> [Extracted material]
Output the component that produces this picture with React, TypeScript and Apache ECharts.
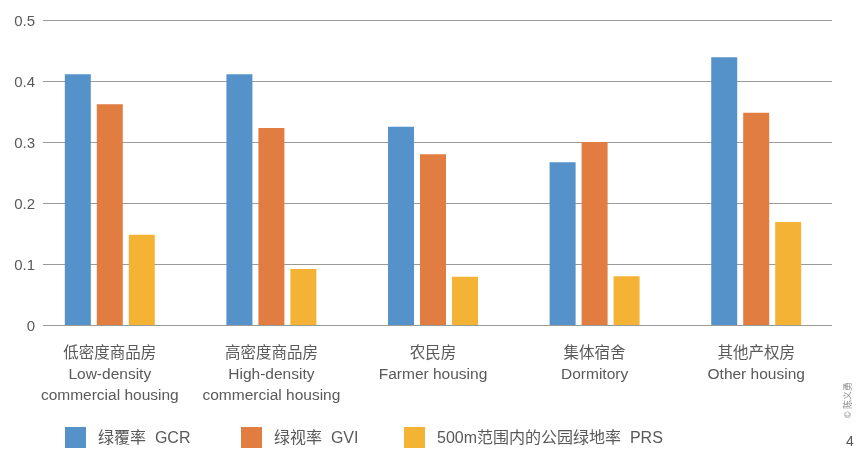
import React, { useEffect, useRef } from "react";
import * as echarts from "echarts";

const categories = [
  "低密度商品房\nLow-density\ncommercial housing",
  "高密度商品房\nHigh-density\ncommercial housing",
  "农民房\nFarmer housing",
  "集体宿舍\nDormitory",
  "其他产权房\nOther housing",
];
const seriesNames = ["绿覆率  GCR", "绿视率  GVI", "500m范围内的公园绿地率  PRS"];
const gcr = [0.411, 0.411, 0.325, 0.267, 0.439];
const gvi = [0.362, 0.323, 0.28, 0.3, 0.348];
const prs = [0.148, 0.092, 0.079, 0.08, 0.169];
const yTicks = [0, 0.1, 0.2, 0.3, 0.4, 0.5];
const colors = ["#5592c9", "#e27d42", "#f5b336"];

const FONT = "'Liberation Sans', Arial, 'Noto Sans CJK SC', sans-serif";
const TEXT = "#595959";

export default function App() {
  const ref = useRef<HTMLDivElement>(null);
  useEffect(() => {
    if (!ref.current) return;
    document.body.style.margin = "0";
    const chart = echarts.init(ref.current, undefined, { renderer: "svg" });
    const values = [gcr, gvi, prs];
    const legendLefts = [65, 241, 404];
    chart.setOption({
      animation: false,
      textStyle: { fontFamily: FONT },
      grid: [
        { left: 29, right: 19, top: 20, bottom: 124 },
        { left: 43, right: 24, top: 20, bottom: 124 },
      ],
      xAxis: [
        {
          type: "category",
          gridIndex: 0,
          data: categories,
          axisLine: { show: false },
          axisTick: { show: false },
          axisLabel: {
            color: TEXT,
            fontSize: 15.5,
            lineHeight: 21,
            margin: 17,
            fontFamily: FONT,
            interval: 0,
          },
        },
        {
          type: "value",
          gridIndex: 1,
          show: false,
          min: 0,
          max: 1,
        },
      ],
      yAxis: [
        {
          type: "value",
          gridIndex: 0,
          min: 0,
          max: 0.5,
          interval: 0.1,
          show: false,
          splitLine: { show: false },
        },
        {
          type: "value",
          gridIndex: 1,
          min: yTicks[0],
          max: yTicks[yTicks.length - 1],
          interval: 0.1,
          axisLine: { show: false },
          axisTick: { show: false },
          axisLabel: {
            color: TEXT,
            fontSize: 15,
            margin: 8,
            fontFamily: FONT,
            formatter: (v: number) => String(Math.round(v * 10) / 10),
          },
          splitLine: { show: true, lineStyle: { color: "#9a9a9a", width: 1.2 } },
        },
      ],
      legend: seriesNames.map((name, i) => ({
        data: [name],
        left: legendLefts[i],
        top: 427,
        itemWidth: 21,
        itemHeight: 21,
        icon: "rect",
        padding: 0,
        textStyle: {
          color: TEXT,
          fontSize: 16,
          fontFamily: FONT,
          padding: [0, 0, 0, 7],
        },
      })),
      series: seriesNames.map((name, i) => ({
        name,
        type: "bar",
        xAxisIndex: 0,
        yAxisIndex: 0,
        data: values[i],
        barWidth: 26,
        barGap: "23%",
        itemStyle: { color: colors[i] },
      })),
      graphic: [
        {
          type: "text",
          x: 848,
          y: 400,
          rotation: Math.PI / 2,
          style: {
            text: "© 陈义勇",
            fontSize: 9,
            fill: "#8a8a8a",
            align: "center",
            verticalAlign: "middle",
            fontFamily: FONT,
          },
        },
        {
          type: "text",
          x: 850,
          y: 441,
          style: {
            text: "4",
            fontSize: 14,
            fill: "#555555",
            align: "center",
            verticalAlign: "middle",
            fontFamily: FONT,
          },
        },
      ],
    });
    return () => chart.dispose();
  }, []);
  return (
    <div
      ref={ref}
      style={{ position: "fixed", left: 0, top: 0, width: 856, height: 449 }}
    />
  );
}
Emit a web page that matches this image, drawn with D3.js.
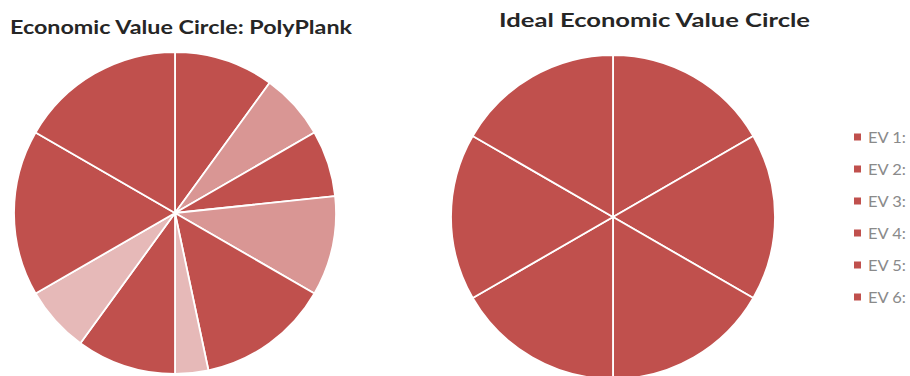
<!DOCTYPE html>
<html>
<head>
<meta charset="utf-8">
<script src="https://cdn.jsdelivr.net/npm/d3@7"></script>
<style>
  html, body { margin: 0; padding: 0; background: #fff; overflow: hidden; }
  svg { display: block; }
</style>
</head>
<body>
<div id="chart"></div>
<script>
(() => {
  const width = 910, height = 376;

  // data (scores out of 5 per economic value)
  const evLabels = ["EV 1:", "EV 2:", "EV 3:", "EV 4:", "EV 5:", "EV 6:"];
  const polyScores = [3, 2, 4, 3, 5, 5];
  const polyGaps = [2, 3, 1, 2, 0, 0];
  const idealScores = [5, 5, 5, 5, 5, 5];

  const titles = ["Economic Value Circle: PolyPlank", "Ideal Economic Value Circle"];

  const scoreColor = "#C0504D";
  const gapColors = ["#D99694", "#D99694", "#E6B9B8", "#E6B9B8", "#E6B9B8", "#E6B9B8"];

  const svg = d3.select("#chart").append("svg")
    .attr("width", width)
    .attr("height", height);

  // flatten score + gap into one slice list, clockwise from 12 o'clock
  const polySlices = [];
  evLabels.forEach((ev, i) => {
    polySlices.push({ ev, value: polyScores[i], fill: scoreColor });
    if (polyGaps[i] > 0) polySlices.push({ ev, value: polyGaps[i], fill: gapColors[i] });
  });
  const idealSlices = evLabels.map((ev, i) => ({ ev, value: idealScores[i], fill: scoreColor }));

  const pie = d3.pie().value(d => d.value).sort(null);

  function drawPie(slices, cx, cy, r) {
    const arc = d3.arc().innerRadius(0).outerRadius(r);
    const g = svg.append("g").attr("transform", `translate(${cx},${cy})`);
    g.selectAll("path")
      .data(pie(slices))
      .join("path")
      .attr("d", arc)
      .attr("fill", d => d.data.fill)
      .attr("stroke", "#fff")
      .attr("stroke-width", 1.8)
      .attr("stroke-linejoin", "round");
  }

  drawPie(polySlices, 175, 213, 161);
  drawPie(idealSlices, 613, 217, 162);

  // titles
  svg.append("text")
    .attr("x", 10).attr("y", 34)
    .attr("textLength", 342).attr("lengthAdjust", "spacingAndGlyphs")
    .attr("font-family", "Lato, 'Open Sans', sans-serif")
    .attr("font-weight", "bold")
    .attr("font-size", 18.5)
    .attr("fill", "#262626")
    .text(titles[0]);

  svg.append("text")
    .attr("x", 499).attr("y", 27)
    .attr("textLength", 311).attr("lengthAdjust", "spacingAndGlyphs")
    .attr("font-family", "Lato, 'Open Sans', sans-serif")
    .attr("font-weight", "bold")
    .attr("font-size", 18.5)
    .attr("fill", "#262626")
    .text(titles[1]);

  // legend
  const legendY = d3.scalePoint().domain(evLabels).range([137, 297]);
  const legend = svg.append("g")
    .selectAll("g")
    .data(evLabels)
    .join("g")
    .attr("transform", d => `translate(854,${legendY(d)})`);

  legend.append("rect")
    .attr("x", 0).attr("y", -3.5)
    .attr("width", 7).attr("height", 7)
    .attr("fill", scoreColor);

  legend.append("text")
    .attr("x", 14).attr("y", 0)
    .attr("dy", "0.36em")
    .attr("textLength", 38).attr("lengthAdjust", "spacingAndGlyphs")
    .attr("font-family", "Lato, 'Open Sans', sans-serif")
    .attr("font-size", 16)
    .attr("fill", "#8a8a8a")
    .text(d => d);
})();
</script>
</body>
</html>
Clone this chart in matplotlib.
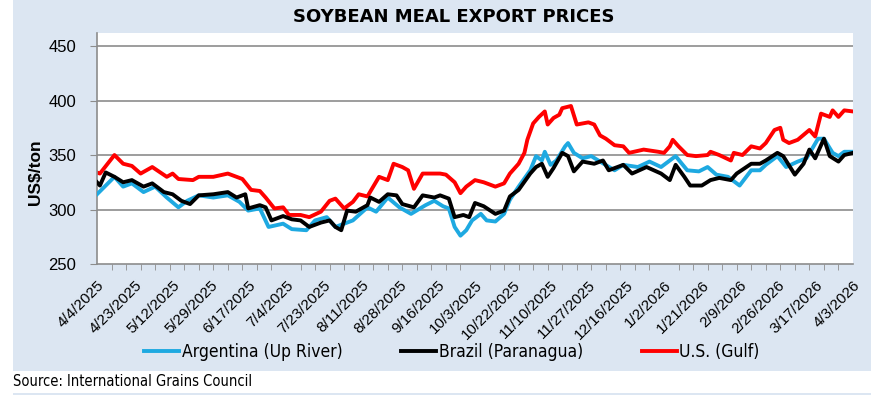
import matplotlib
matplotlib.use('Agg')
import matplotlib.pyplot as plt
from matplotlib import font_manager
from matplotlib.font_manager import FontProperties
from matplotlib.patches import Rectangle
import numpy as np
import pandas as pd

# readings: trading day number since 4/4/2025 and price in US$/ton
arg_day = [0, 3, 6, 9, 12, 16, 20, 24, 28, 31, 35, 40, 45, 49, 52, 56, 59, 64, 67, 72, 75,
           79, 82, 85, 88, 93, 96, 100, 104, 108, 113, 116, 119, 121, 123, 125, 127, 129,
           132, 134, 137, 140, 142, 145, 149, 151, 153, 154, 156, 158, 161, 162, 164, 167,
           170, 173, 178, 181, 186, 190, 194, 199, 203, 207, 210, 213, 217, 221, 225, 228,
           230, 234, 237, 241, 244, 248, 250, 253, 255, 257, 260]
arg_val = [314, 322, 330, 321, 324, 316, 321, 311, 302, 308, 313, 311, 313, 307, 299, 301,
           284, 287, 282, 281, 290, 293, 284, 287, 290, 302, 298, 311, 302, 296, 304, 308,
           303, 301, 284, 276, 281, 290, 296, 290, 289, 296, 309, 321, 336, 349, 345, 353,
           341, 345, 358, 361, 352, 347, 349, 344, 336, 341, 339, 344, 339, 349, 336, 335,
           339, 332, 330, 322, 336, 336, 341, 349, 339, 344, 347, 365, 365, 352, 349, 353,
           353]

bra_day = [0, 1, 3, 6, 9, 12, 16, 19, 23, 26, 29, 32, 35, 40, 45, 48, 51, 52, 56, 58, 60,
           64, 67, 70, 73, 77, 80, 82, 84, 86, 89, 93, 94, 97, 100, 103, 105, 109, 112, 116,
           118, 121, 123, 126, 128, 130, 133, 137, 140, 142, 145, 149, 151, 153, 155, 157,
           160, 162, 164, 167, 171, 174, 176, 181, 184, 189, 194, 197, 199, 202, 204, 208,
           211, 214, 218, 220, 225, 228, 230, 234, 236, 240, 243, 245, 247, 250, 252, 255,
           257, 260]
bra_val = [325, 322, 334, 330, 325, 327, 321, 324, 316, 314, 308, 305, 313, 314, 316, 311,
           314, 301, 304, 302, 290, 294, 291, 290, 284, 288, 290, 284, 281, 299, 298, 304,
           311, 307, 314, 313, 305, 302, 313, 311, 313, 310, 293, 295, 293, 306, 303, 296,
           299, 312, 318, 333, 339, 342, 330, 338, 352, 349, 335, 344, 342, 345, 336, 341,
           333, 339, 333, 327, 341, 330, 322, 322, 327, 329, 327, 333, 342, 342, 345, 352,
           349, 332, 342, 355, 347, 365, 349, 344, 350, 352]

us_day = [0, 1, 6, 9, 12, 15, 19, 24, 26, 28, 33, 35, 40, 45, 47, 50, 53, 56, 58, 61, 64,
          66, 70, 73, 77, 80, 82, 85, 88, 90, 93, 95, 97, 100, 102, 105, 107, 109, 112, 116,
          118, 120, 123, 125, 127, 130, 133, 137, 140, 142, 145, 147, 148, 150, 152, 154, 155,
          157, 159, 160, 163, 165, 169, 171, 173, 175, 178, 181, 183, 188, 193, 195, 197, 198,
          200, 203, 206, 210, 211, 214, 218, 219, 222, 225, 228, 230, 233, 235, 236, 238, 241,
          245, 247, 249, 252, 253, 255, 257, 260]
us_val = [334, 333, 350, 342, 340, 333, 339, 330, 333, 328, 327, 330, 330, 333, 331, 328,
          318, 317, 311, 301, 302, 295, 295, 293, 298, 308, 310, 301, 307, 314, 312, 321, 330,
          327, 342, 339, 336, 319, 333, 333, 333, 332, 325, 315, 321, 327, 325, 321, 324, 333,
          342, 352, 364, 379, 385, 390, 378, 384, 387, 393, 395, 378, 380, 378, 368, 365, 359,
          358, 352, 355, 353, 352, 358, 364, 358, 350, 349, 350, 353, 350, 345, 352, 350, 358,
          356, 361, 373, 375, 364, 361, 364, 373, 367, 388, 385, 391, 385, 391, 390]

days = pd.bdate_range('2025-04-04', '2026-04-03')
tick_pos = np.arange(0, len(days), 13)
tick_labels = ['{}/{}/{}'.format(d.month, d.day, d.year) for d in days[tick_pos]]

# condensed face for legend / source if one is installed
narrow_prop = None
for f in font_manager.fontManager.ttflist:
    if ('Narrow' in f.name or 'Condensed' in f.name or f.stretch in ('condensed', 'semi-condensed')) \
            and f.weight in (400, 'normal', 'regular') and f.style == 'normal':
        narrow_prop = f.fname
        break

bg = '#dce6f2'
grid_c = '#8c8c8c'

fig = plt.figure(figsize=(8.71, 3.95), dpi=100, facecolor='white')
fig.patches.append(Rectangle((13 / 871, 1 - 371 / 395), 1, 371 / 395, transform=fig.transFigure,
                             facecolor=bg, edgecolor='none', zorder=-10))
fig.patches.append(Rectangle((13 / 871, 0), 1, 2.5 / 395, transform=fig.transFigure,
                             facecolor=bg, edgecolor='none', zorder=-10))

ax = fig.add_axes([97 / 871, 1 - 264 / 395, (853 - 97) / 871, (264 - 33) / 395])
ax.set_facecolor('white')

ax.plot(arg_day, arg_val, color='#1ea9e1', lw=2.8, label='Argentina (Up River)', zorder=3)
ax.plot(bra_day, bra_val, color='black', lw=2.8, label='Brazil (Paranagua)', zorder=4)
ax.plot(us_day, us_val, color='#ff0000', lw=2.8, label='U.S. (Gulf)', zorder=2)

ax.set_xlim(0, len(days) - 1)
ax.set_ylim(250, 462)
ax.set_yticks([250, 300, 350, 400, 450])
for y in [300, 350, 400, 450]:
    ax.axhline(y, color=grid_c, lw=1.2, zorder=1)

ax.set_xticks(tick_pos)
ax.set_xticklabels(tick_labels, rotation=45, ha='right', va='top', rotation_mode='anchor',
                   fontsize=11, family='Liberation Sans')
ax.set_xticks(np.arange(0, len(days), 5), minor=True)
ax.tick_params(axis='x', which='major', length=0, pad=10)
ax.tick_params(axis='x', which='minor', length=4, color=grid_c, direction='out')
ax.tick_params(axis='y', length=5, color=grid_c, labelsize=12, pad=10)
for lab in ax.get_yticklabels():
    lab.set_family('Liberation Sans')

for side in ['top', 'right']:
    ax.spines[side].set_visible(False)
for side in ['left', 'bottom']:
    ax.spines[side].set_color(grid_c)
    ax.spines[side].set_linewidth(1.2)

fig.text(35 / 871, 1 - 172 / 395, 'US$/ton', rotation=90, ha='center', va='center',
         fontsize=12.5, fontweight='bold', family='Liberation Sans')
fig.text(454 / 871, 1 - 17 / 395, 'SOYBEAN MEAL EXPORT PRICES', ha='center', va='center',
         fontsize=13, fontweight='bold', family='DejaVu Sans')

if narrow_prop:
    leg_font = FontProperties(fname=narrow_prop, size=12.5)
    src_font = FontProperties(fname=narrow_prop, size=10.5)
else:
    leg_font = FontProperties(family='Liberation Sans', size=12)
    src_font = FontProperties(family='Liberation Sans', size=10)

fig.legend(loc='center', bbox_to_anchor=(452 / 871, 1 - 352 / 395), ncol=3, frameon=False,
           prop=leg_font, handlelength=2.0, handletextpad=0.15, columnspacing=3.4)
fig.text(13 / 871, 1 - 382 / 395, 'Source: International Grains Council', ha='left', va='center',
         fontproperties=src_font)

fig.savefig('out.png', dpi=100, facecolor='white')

> [Do this] Give again exactly the lines running from the beginning of the material above through the line that contains "import * as", and leave out every picture.

> [Written answer]
Output the component that produces this picture with React, TypeScript and Apache ECharts.
import React, { useEffect, useRef } from "react";
import * as echarts from "echarts";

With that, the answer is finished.